As we approach the 70th anniversary of Charles de Gaulle's historic broadcast from London on 18 June 1940 that inaugurated the French Resistance, interest in the story remains undiminished. It is, though, increasingly difficult for the French to fit the Resistance into their collective memory of this difficult period. There is a prevalent British misconception that the French exaggerate their glorious Resistance exploits-everyone claiming a "resister" in the family-in order to gloss over the darker aspects of the Occupation. In truth, those darker aspects are as present in public discussion today as the Resistance. Every school in Paris has a plaque reminding people of the role played by the Vichy state in the deportation of the Jews.

General de Gaulle and Georges Bidault (left) stride down the Champs Elysées after Paris's liberation on 26 August 1944
The French President, Nicolas Sarkozy, on the other hand, has attempted to refocus attention on the Resistance.
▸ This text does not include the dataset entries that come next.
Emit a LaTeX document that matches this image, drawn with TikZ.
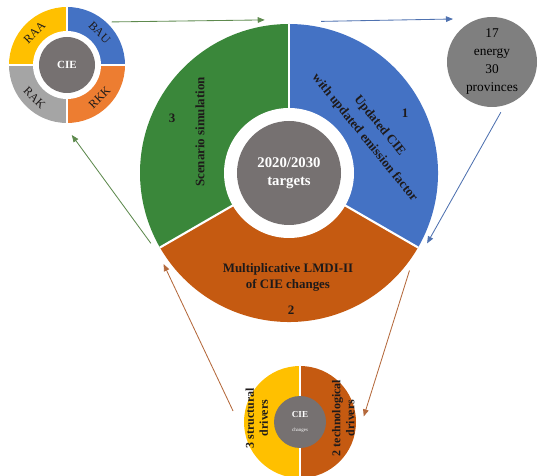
\documentclass[tikz,border=0pt]{standalone}
\usepackage{fontspec}
\setmainfont{Liberation Serif}
\usetikzlibrary{arrows.meta,positioning,calc}
\definecolor{segblue}{HTML}{4472C4}
\definecolor{seggreen}{HTML}{3A873A}
\definecolor{segorange}{HTML}{C55A11}
\definecolor{segyellow}{HTML}{FFC000}
\definecolor{seglight}{HTML}{ED7D31}
\definecolor{seggray}{HTML}{A5A5A5}
\definecolor{hubgray}{HTML}{767171}
\definecolor{ballgray}{HTML}{7F7F7F}
\definecolor{arrgreen}{HTML}{5E8A4E}
\definecolor{arrblue}{HTML}{4F72B0}
\definecolor{arrbrown}{HTML}{B4693C}
\definecolor{inktext}{HTML}{1E1A1A}

\begin{document}
\begin{tikzpicture}[
  rim/.style={circle,inner sep=0pt,outer sep=0.15cm},
  hub/.style={circle,fill=hubgray,inner sep=0pt,text=white,align=center},
  tx/.style={text=inktext,font=\bfseries\fontsize{9.2}{11}\selectfont,align=center},
  sep/.style={white,line width=1.5pt},
  ar/.style={-{Triangle[length=5pt,width=4pt]},line width=0.6pt}]
\useasboundingbox (0,0) rectangle (13.475,-11.9);
% ---------- main ring ----------
\node[rim,minimum size=7.45cm] (md) at (7.225,-4.325) {};
\foreach \c/\a in {seggreen/90,segorange/210,segblue/330}{
  \fill[\c] (md.center) -- ++(\a:3.725) arc[start angle=\a,delta angle=120,radius=3.725] -- cycle;
}
\foreach \a in {90,210,330}{\draw[sep] (md.center) -- ++(\a:3.725);}
\fill[white] (md.center) circle (1.625);
\node[hub,minimum size=2.6cm,font=\bfseries\fontsize{10.5}{13}\selectfont] (tg) at (md.center) {2020/2030\\targets};
\node[tx] (n3) at (4.3,-2.95) {3};
\node[tx,rotate=90] (ss) at (5.0,-3.3) {Scenario simulation};
\node[tx] (n1) at (10.125,-2.825) {1};
\node[tx,rotate=-51,font=\bfseries\fontsize{9.2}{13.5}\selectfont] (uc) at (9.3,-3.3) {Updated CIE\\with updated emission factor};
\node[tx] (lm) at (7.2,-6.94) {Multiplicative LMDI-II\\of CIE changes};
\node[tx] (n2) at (7.275,-7.75) {2};
% ---------- scenario ring ----------
\node[rim,minimum size=2.9cm,outer sep=0.1cm] (sd) at (1.675,-1.625) {};
\foreach \c/\a in {segblue/0,segyellow/90,seggray/180,seglight/270}{
  \fill[\c] (sd.center) -- ++(\a:1.45) arc[start angle=\a,delta angle=90,radius=1.45] -- cycle;
}
\foreach \a in {0,90,180,270}{\draw[sep,line width=2pt] (sd.center) -- ++(\a:1.45);}
\fill[white] (sd.center) circle (0.85);
\node[hub,minimum size=1.4cm,font=\bfseries\fontsize{7.8}{9}\selectfont] (ci) at (sd.center) {CIE};
\foreach \t/\a/\r in {BAU/45/-45,RAA/135/45,RAK/225/-45,RKK/315/45}{
  \node[font=\fontsize{8.5}{10}\selectfont,text=inktext,rotate=\r] (s\t) at ($(sd.center)+(\a:1.15)$) {\t};
}
% ---------- data ball ----------
\node[circle,fill=ballgray,minimum size=2.25cm,inner sep=0pt,outer sep=0.15cm,align=center,
  font=\fontsize{9.5}{12.8}\selectfont] (gc) at (12.3,-1.55) {17\\energy\\30\\provinces};
\coordinate (tp) at (11.325,-0.475);
% ---------- drivers ring ----------
\node[rim,minimum size=2.8cm,outer sep=0.2cm] (bc) at (7.5,-10.55) {};
\fill[segyellow] (bc.center) -- ++(90:1.4) arc[start angle=90,end angle=270,radius=1.4] -- cycle;
\fill[segorange] (bc.center) -- ++(-90:1.4) arc[start angle=-90,end angle=90,radius=1.4] -- cycle;
\draw[sep] (bc.center) ++(0,1.4) -- ++(0,-2.8);
\node[hub,minimum size=1.3cm] (ch) at (bc.center) {\bfseries\fontsize{6.5}{7}\selectfont CIE\\[-2pt]\fontsize{3.5}{4}\selectfont changes};
\node[tx,rotate=90,font=\bfseries\fontsize{8.5}{10}\selectfont] (sv) at (6.42,-10.45) {3 structural\\drivers};
\node[tx,rotate=90,font=\bfseries\fontsize{8.5}{10}\selectfont] (tv) at (8.58,-10.45) {2 technological\\drivers};
% ---------- links ----------
\draw[ar,arrgreen] (sd.44) -- (md.99);
\draw[ar,arrblue] (md.78) -- (tp);
\draw[ar,arrblue] (gc.-80) -- (md.-27);
\draw[ar,arrbrown] (md.-39) -- (bc.5);
\draw[ar,arrbrown,shorten <=0.18cm] (bc.176) -- (md.216);
\draw[ar,arrgreen,shorten >=0.25cm] (md.207) -- (sd.-91);
\end{tikzpicture}
\end{document}
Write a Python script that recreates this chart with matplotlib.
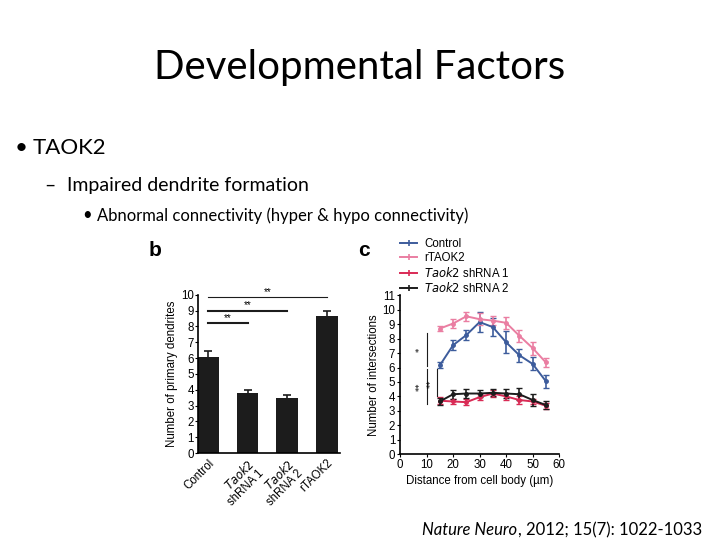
import matplotlib.pyplot as plt
import numpy as np
from matplotlib.lines import Line2D

# panel b: bar chart
bar_labels = ['Control', '$\\it{Taok2}$\nshRNA 1', '$\\it{Taok2}$\nshRNA 2', 'rTAOK2']
bar_values = [6.1, 3.8, 3.45, 8.65]
bar_errors = [0.35, 0.2, 0.2, 0.35]
# (start index, end index, height)
bar_sig = [(0, 3, 9.85), (0, 2, 9.0), (0, 1, 8.2)]

# panel c: Sholl analysis
distance = [15, 20, 25, 30, 35, 40, 45, 50, 55]
control = [6.15, 7.55, 8.25, 9.15, 8.8, 7.75, 6.85, 6.25, 5.05]
control_err = [0.2, 0.35, 0.35, 0.7, 0.6, 0.75, 0.45, 0.45, 0.45]
rtaok2 = [8.7, 9.05, 9.55, 9.35, 9.25, 9.1, 8.2, 7.35, 6.35]
rtaok2_err = [0.2, 0.3, 0.3, 0.4, 0.3, 0.4, 0.4, 0.45, 0.3]
shrna1 = [3.7, 3.65, 3.6, 3.95, 4.2, 4.0, 3.75, 3.65, 3.35]
shrna1_err = [0.25, 0.2, 0.2, 0.2, 0.25, 0.25, 0.25, 0.2, 0.2]
shrna2 = [3.65, 4.15, 4.2, 4.2, 4.25, 4.2, 4.15, 3.75, 3.4]
shrna2_err = [0.25, 0.3, 0.3, 0.25, 0.25, 0.3, 0.4, 0.4, 0.25]

fig = plt.figure(figsize=(7.2, 5.4), dpi=100)
slide_font = 'Lato'
panel_font = 'Liberation Sans'
fs = 8.3

# slide text
fig.text(0.5, 0.875, 'Developmental Factors', ha='center', va='center',
         fontsize=29, family=slide_font)
fig.text(0.021, 0.726, '\u2022', ha='left', va='center', fontsize=16, family=slide_font)
fig.text(0.046, 0.726, 'TAOK2', ha='left', va='center', fontsize=16, family=slide_font)
fig.text(0.061, 0.657, '\u2013', ha='left', va='center', fontsize=14, family=slide_font)
fig.text(0.093, 0.657, 'Impaired dendrite formation', ha='left', va='center',
         fontsize=14, family=slide_font)
fig.text(0.114, 0.601, '\u2022', ha='left', va='center', fontsize=12, family=slide_font)
fig.text(0.135, 0.601, 'Abnormal connectivity (hyper & hypo connectivity)', ha='left',
         va='center', fontsize=12, family=slide_font)

# citation: italic journal name followed by plain text
cite = fig.text(0.586, 0.018, 'Nature Neuro', ha='left', va='center', fontsize=12,
                family=slide_font, style='italic')
renderer = fig.canvas.get_renderer()
bb = cite.get_window_extent(renderer).transformed(fig.transFigure.inverted())
fig.text(bb.x1 + 0.001, 0.018, ', 2012; 15(7): 1022-1033', ha='left', va='center',
         fontsize=12, family=slide_font)

# panel b
ax1 = fig.add_axes([0.275, 0.161, 0.197, 0.293])
x = np.arange(len(bar_values))
ax1.bar(x, bar_values, width=0.55, color='#1c1c1c', yerr=bar_errors,
        error_kw=dict(ecolor='#1c1c1c', capsize=3, elinewidth=1.2, capthick=1.2))
ax1.set_xlim(-0.25, 3.33)
ax1.set_ylim(0, 10)
ax1.set_yticks(range(11))
ax1.set_xticks(x)
ax1.set_xticklabels(bar_labels, rotation=45, ha='right', rotation_mode='anchor',
                    fontsize=fs, family=panel_font, linespacing=1.0)
ax1.tick_params(axis='y', labelsize=fs, length=2, pad=1)
ax1.tick_params(axis='x', length=0, pad=3)
for lbl in ax1.get_yticklabels():
    lbl.set_family(panel_font)
ax1.set_ylabel('Number of primary dendrites', fontsize=fs, family=panel_font, labelpad=2)
ax1.spines['top'].set_visible(False)
ax1.spines['right'].set_visible(False)
ax1.spines['left'].set_linewidth(1.2)
ax1.spines['bottom'].set_linewidth(1.2)
for i, (a, b, h) in enumerate(bar_sig):
    lw = 0.8 if i == 0 else 1.5
    ax1.plot([a, b], [h, h], color='#1c1c1c', lw=lw, clip_on=False)
    ax1.text((a + b) / 2, h + 0.02, '**', ha='center', va='bottom', fontsize=7,
             family=panel_font)
fig.text(0.207, 0.525, 'b', fontsize=15, family=panel_font, fontweight='bold')

# panel c
ax2 = fig.add_axes([0.5556, 0.159, 0.221, 0.294])
series = [
    ('Control', control, control_err, '#3d5c9c'),
    ('rTAOK2', rtaok2, rtaok2_err, '#ea7ea2'),
    ('$\\it{Taok2}$ shRNA 1', shrna1, shrna1_err, '#d92a55'),
    ('$\\it{Taok2}$ shRNA 2', shrna2, shrna2_err, '#1c1c1c'),
]
handles = []
for label, vals, errs, col in series:
    ax2.errorbar(distance, vals, yerr=errs, color=col, marker='o', markersize=2.5,
                 lw=1.4, capsize=2.5, elinewidth=1.2, capthick=1.0)
    handles.append(Line2D([], [], color=col, lw=1.4, marker='|', markersize=4,
                          markeredgewidth=1.2, label=label))
ax2.set_xlim(0, 60)
ax2.set_ylim(0, 11)
ax2.set_xticks(range(0, 61, 10))
ax2.set_yticks(range(12))
ax2.tick_params(labelsize=fs, length=2, pad=1.5)
for lbl in ax2.get_xticklabels() + ax2.get_yticklabels():
    lbl.set_family(panel_font)
ax2.set_xlabel('Distance from cell body (\u00b5m)', fontsize=fs, family=panel_font, labelpad=3)
ax2.set_ylabel('Number of intersections', fontsize=fs, family=panel_font, labelpad=2)
ax2.spines['top'].set_visible(False)
ax2.spines['right'].set_visible(False)
ax2.spines['left'].set_linewidth(1.2)
ax2.spines['bottom'].set_linewidth(1.2)

# significance brackets
ax2.plot([10, 10], [6.1, 8.4], color='#1c1c1c', lw=0.8)
ax2.plot([10, 10], [3.5, 5.9], color='#1c1c1c', lw=0.8)
ax2.plot([14, 14], [4.0, 5.9], color='#1c1c1c', lw=0.8)
ax2.text(7.8, 7.25, '*', rotation=90, ha='center', va='center', fontsize=6)
ax2.text(7.8, 4.7, '**', rotation=90, ha='center', va='center', fontsize=6)
ax2.text(11.9, 4.9, '**', rotation=90, ha='center', va='center', fontsize=6)

leg = ax2.legend(handles=handles, loc='lower left', bbox_to_anchor=(0.0, 1.0),
                 frameon=False, fontsize=fs, handlelength=1.5, handletextpad=0.6,
                 labelspacing=0.15, borderaxespad=0.0, borderpad=0.0)
for t in leg.get_texts():
    t.set_family(panel_font)
fig.text(0.497, 0.525, 'c', fontsize=15, family=panel_font, fontweight='bold')

fig.savefig('out.png', dpi=100, facecolor='white')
His first presidential decision was to instruct teachers to read to their junior classes every year a letter written from prison by the 17-year-old Resistance fighter Guy Môquet on the eve of his execution. Soon afterwards, Sarkozy visited the Plateau of Glières, site of a major Resistance uprising in 1944. This has led to accusations that Sarkozy is shamelessly annexing the Resistance to his cause. A film has just opened in Paris telling the story of Walter Bassan, a communist fighter at Glières, who was deported to Dachau. Now aged 82 and as vigorous as ever, Bassan argues in the film that Sarkozy's policies, especially its attacks on illegal immigrants, are a betrayal of the values he had joined the Resistance to defend.
The Resistance continues to excite the imagination because of its sheer drama and mystery. Nowhere are all these elements more perfectly encapsulated than in the story of Jean Moulin. As Prefect of Chartres in 1940, Moulin attempted suicide rather than sign a German document blaming Wehrmacht atrocities on black French troops. In October 1941, Moulin arrived in London-the most senior official to have joined de Gaulle up to that date-and returned to France as de Gaulle's representative to the Resistance movements. He was captured by the Germans on 21 June 1943 and died after atrocious torture. Moulin's emblematic status was consecrated in 1966 when de Gaulle's government transferred his remains to the Pantheon. On the day of his Presidential inauguration in 1981, François Mitterrand paid homage to the tomb of Moulin. In doing so, Mitterrand, who had himself been a Resistance member (after first supporting Vichy), sought to reclaim Moulin from Gaullism. Yet Moulin remains a controversial figure. Some former fighters accuse him of emasculating the "true" Resistance for de Gaulle's purposes. Others claim he was a crypto-communist, even a Soviet agent, and one recent book argues that on the eve of his capture he was about to desert de Gaulle and go over to the Americans.
Last summer saw the publication of the memoirs of Moulin's former secretary in the Resistance, Daniel Cordier. It is not the first time that Cordier has written on Moulin. After 1945, Cordier put his Resistance years behind him to become a modern art dealer-a passion he learnt from Moulin. In 1977, when participating in a television debate, he found himself confronted with the former Resistance leader Henri Frenay, who accused Moulin of crypto-communism. Lacking arguments to counter this accusation, Cordier embarked on a quest to determine the truth about the man he had served. Twenty years of indefatigable research produced four volumes on Moulin's life, running to almost 4,000 pages. Now, however, Cordier has moved from the register of history to that of memory: he tells his own story. His memoir has been a bestseller as well as winning literary prizes. It is one of the most brilliant memoirs of the Resistance ever written, offering us innumerable insights — but it also raises problems about the relationship between history and memory.